══ INFORMATION SUPPLIED ══

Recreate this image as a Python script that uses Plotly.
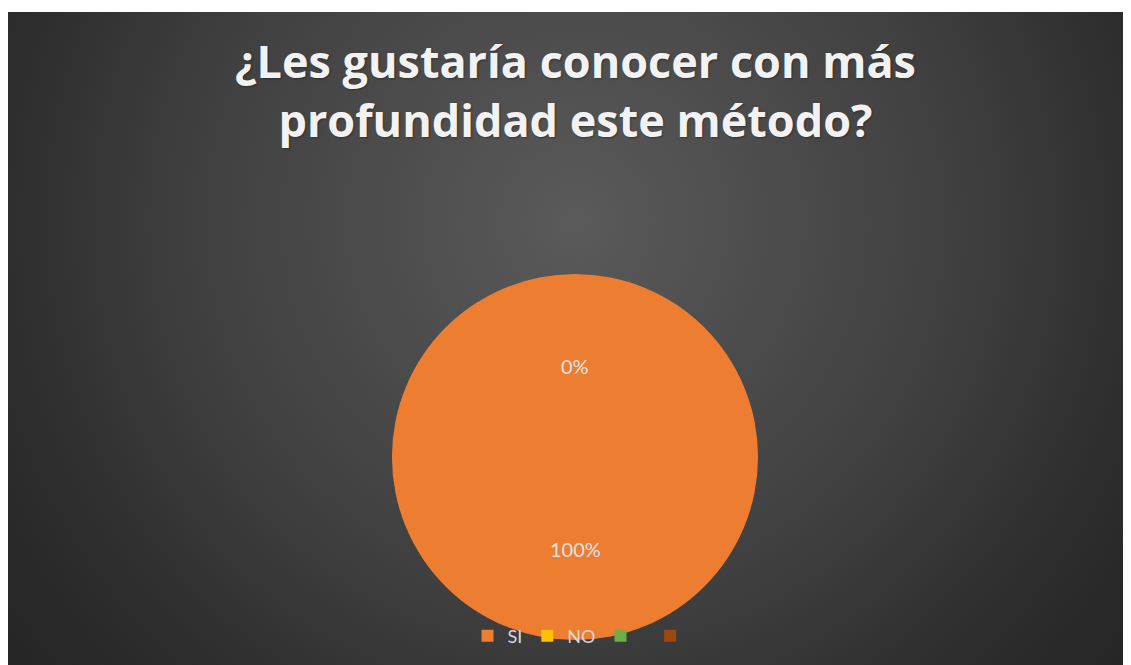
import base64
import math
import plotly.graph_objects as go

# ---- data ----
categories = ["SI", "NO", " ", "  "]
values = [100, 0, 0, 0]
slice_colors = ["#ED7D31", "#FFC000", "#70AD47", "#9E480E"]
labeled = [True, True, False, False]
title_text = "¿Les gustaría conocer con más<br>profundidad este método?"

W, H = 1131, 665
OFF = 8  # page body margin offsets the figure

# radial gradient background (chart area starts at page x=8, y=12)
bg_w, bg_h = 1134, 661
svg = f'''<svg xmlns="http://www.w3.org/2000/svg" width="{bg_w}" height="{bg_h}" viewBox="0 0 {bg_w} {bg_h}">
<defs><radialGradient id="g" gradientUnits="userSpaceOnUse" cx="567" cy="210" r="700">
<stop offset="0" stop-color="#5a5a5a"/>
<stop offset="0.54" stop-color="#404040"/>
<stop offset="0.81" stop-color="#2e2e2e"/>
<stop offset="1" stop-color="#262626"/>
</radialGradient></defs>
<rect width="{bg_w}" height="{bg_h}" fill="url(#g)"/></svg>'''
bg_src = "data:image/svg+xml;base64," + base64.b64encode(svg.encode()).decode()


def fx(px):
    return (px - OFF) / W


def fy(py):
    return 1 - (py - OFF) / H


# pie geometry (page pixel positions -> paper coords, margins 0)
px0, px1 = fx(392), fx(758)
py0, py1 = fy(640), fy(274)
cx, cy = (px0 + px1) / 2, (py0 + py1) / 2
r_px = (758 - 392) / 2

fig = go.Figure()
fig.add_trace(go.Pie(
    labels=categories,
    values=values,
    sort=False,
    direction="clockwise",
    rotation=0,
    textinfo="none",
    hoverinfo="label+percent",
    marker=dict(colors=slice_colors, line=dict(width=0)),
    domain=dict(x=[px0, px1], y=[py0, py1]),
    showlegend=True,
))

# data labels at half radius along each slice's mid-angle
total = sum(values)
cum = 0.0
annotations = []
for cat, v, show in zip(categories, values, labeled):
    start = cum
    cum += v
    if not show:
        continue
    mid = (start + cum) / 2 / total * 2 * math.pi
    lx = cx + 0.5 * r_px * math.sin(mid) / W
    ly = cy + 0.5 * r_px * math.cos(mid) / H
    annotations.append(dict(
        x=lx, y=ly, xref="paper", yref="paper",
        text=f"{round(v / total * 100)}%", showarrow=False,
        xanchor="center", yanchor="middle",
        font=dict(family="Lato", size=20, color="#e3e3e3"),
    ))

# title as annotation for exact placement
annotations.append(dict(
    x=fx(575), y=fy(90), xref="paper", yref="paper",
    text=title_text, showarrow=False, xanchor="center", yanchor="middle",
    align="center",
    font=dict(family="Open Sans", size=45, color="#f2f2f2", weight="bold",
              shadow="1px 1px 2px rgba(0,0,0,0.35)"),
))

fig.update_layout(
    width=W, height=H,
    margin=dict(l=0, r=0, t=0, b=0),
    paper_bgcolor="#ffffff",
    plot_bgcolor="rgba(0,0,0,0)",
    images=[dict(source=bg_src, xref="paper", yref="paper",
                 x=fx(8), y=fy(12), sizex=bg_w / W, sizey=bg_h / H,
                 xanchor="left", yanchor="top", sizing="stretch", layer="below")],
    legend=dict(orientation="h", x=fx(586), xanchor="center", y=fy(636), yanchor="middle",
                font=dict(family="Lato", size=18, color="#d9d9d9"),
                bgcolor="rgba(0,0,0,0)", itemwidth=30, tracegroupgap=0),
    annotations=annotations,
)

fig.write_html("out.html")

═══

OBJECTIVE:
With all pictures left out, please transcribe exactly the lines from the start of the material through the line with "offsets the figure".

SOLVED EXERCISE:
Recreate this image as a Python script that uses Plotly.
import base64
import math
import plotly.graph_objects as go

# ---- data ----
categories = ["SI", "NO", " ", "  "]
values = [100, 0, 0, 0]
slice_colors = ["#ED7D31", "#FFC000", "#70AD47", "#9E480E"]
labeled = [True, True, False, False]
title_text = "¿Les gustaría conocer con más<br>profundidad este método?"

W, H = 1131, 665
OFF = 8  # page body margin offsets the figure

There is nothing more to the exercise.